→ Stated problem
Wherever the word "this" appears in a line, copy that line.
== Data for processing
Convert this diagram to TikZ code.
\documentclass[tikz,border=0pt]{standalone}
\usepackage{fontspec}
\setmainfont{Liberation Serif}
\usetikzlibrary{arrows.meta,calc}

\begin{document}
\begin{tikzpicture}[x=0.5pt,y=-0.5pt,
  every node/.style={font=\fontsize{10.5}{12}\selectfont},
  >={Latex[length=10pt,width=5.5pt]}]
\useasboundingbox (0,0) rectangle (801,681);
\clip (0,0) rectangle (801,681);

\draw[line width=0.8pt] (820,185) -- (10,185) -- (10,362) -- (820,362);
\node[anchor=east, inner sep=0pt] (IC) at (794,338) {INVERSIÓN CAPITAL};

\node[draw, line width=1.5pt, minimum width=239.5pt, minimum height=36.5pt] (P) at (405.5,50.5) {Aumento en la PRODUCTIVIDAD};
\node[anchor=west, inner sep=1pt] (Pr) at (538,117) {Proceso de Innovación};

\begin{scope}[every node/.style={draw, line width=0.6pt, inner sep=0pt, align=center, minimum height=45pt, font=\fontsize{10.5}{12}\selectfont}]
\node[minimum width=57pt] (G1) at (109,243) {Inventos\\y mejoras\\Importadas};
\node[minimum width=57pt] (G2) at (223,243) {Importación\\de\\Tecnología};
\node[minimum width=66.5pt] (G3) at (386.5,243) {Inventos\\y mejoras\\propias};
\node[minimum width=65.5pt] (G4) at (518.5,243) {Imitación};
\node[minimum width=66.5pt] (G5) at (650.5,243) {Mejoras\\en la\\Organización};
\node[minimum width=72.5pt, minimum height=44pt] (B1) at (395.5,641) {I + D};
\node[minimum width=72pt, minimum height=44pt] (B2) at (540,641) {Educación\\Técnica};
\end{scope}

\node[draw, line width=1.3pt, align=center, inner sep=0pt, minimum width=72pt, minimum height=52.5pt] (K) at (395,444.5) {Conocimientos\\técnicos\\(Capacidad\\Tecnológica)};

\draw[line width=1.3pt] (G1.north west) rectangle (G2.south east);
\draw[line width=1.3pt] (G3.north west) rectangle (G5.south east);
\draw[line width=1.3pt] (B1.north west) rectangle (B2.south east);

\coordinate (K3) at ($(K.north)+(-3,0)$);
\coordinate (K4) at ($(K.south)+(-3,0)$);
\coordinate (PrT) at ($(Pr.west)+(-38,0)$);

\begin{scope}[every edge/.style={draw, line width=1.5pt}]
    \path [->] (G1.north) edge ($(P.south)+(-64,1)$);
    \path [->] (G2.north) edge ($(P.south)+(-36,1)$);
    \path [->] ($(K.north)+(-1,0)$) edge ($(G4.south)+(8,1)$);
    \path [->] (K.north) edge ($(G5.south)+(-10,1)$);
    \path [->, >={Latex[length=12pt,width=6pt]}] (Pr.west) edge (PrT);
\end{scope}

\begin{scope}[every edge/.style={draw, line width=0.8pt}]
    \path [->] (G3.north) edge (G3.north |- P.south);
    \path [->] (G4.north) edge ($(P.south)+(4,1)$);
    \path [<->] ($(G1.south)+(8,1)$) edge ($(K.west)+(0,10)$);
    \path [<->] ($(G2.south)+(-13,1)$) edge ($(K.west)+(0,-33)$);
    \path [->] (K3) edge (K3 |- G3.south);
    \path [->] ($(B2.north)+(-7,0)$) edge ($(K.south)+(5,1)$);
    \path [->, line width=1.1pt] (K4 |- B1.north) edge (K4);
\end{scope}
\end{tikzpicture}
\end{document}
====
== Data for processing
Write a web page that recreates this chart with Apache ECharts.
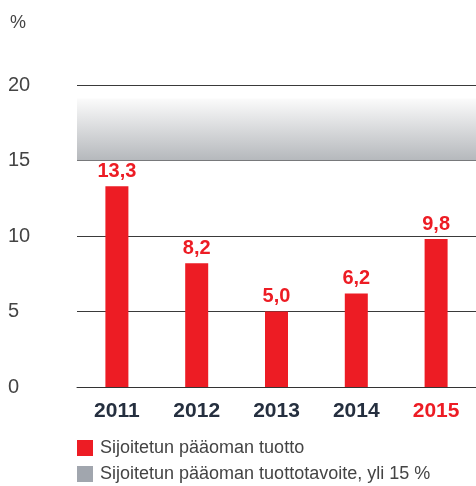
====
→ Response to the exercise
Convert this diagram to TikZ code.
Write a web page that recreates this chart with Apache ECharts.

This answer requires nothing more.